Quote the listing below in full and exactly as written, but omit every picture.

<<<<

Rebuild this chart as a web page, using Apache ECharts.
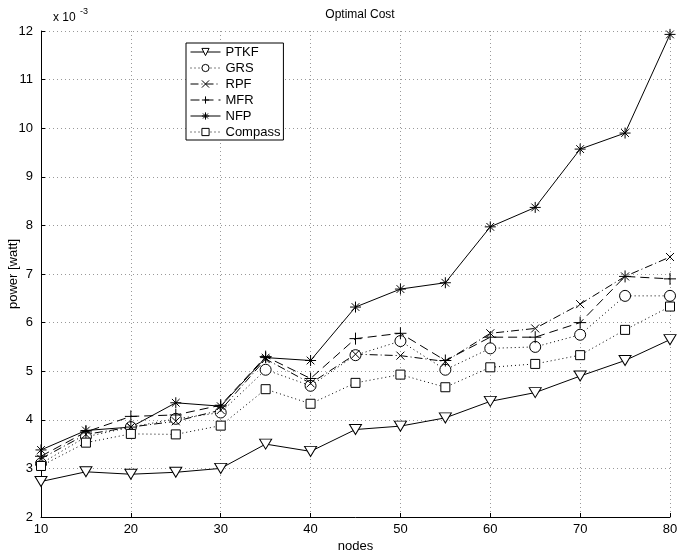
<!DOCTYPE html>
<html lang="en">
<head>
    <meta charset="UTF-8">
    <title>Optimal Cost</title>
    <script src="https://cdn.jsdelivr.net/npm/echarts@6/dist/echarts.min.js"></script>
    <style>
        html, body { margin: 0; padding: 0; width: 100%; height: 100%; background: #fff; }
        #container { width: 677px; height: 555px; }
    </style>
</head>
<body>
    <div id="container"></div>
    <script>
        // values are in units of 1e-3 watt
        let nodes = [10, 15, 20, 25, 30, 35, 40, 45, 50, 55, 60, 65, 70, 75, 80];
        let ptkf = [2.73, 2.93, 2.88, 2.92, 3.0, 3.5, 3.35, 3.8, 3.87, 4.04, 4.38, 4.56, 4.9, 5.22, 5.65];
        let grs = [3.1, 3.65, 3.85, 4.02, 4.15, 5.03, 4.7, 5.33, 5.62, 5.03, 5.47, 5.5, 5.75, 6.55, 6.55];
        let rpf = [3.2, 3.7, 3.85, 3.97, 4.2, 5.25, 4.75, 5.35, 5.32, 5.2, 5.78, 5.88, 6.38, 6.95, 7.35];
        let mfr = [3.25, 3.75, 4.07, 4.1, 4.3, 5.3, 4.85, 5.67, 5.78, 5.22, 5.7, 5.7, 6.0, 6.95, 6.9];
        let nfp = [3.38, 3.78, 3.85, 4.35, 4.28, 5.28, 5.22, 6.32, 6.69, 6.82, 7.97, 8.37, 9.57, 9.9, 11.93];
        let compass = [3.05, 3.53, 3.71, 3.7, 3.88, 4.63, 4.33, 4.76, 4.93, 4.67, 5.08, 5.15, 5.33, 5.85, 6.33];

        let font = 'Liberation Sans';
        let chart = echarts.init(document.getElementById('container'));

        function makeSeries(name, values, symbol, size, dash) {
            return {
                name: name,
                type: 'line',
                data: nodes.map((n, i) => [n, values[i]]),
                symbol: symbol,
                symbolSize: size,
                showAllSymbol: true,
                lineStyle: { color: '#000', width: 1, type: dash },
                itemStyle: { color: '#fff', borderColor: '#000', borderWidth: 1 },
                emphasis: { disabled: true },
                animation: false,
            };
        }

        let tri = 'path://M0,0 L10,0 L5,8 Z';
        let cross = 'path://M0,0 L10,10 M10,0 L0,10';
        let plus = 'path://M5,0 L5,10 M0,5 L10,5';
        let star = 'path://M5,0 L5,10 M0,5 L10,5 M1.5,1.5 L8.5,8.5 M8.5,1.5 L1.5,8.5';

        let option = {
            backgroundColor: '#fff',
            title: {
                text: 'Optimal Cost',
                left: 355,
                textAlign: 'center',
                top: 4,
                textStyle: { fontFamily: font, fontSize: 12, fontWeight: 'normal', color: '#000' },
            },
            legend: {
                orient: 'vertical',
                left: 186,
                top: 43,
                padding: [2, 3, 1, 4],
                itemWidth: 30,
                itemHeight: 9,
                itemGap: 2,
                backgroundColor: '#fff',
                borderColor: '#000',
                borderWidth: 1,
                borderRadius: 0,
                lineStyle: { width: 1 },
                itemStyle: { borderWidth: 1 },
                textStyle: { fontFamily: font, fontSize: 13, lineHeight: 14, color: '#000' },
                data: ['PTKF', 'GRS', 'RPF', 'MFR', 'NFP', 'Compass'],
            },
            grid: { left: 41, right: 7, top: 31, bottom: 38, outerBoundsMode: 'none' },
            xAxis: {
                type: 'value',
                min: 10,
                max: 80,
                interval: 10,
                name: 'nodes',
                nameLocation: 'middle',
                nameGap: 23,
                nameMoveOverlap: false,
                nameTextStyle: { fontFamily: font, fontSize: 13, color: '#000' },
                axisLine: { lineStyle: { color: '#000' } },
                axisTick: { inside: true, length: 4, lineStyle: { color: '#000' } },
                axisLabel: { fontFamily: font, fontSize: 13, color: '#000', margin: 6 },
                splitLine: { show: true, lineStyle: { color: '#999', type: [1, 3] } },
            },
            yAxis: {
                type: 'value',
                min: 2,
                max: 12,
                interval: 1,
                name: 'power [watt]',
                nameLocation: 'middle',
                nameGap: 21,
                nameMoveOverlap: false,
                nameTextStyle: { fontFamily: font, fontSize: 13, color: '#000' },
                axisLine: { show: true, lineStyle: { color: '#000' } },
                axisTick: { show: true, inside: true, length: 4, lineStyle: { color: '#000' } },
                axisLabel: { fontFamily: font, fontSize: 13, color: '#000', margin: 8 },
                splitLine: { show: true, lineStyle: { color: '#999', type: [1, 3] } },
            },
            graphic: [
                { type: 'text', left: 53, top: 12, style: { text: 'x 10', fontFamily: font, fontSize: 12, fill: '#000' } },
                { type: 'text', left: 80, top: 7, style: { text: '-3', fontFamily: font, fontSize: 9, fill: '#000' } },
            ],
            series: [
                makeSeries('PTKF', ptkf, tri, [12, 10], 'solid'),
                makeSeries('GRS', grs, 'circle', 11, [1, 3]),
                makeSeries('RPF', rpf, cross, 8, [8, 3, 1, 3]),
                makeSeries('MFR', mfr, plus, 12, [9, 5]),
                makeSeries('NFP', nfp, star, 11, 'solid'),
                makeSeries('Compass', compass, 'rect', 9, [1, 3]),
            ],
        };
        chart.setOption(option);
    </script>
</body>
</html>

>>>>

- **Written reply**:
Rebuild this chart as a web page, using Apache ECharts.
<!DOCTYPE html>
<html lang="en">
<head>
    <meta charset="UTF-8">
    <title>Optimal Cost</title>
    <script src="https://cdn.jsdelivr.net/npm/echarts@6/dist/echarts.min.js"></script>
    <style>
        html, body { margin: 0; padding: 0; width: 100%; height: 100%; background: #fff; }
        #container { width: 677px; height: 555px; }
    </style>
</head>
<body>
    <div id="container"></div>
    <script>
        // values are in units of 1e-3 watt
        let nodes = [10, 15, 20, 25, 30, 35, 40, 45, 50, 55, 60, 65, 70, 75, 80];
        let ptkf = [2.73, 2.93, 2.88, 2.92, 3.0, 3.5, 3.35, 3.8, 3.87, 4.04, 4.38, 4.56, 4.9, 5.22, 5.65];
        let grs = [3.1, 3.65, 3.85, 4.02, 4.15, 5.03, 4.7, 5.33, 5.62, 5.03, 5.47, 5.5, 5.75, 6.55, 6.55];
        let rpf = [3.2, 3.7, 3.85, 3.97, 4.2, 5.25, 4.75, 5.35, 5.32, 5.2, 5.78, 5.88, 6.38, 6.95, 7.35];
        let mfr = [3.25, 3.75, 4.07, 4.1, 4.3, 5.3, 4.85, 5.67, 5.78, 5.22, 5.7, 5.7, 6.0, 6.95, 6.9];
        let nfp = [3.38, 3.78, 3.85, 4.35, 4.28, 5.28, 5.22, 6.32, 6.69, 6.82, 7.97, 8.37, 9.57, 9.9, 11.93];
        let compass = [3.05, 3.53, 3.71, 3.7, 3.88, 4.63, 4.33, 4.76, 4.93, 4.67, 5.08, 5.15, 5.33, 5.85, 6.33];

        let font = 'Liberation Sans';
        let chart = echarts.init(document.getElementById('container'));

        function makeSeries(name, values, symbol, size, dash) {
            return {
                name: name,
                type: 'line',
                data: nodes.map((n, i) => [n, values[i]]),
                symbol: symbol,
                symbolSize: size,
                showAllSymbol: true,
                lineStyle: { color: '#000', width: 1, type: dash },
                itemStyle: { color: '#fff', borderColor: '#000', borderWidth: 1 },
                emphasis: { disabled: true },
                animation: false,
            };
        }

        let tri = 'path://M0,0 L10,0 L5,8 Z';
        let cross = 'path://M0,0 L10,10 M10,0 L0,10';
        let plus = 'path://M5,0 L5,10 M0,5 L10,5';
        let star = 'path://M5,0 L5,10 M0,5 L10,5 M1.5,1.5 L8.5,8.5 M8.5,1.5 L1.5,8.5';

        let option = {
            backgroundColor: '#fff',
            title: {
                text: 'Optimal Cost',
                left: 355,
                textAlign: 'center',
                top: 4,
                textStyle: { fontFamily: font, fontSize: 12, fontWeight: 'normal', color: '#000' },
            },
            legend: {
                orient: 'vertical',
                left: 186,
                top: 43,
                padding: [2, 3, 1, 4],
                itemWidth: 30,
                itemHeight: 9,
                itemGap: 2,
                backgroundColor: '#fff',
                borderColor: '#000',
                borderWidth: 1,
                borderRadius: 0,
                lineStyle: { width: 1 },
                itemStyle: { borderWidth: 1 },
                textStyle: { fontFamily: font, fontSize: 13, lineHeight: 14, color: '#000' },
                data: ['PTKF', 'GRS', 'RPF', 'MFR', 'NFP', 'Compass'],
            },
            grid: { left: 41, right: 7, top: 31, bottom: 38, outerBoundsMode: 'none' },
            xAxis: {
                type: 'value',
                min: 10,
                max: 80,
                interval: 10,
                name: 'nodes',
                nameLocation: 'middle',
                nameGap: 23,
                nameMoveOverlap: false,
                nameTextStyle: { fontFamily: font, fontSize: 13, color: '#000' },
                axisLine: { lineStyle: { color: '#000' } },
                axisTick: { inside: true, length: 4, lineStyle: { color: '#000' } },
                axisLabel: { fontFamily: font, fontSize: 13, color: '#000', margin: 6 },
                splitLine: { show: true, lineStyle: { color: '#999', type: [1, 3] } },
            },
            yAxis: {
                type: 'value',
                min: 2,
                max: 12,
                interval: 1,
                name: 'power [watt]',
                nameLocation: 'middle',
                nameGap: 21,
                nameMoveOverlap: false,
                nameTextStyle: { fontFamily: font, fontSize: 13, color: '#000' },
                axisLine: { show: true, lineStyle: { color: '#000' } },
                axisTick: { show: true, inside: true, length: 4, lineStyle: { color: '#000' } },
                axisLabel: { fontFamily: font, fontSize: 13, color: '#000', margin: 8 },
                splitLine: { show: true, lineStyle: { color: '#999', type: [1, 3] } },
            },
            graphic: [
                { type: 'text', left: 53, top: 12, style: { text: 'x 10', fontFamily: font, fontSize: 12, fill: '#000' } },
                { type: 'text', left: 80, top: 7, style: { text: '-3', fontFamily: font, fontSize: 9, fill: '#000' } },
            ],
            series: [
                makeSeries('PTKF', ptkf, tri, [12, 10], 'solid'),
                makeSeries('GRS', grs, 'circle', 11, [1, 3]),
                makeSeries('RPF', rpf, cross, 8, [8, 3, 1, 3]),
                makeSeries('MFR', mfr, plus, 12, [9, 5]),
                makeSeries('NFP', nfp, star, 11, 'solid'),
                makeSeries('Compass', compass, 'rect', 9, [1, 3]),
            ],
        };
        chart.setOption(option);
    </script>
</body>
</html>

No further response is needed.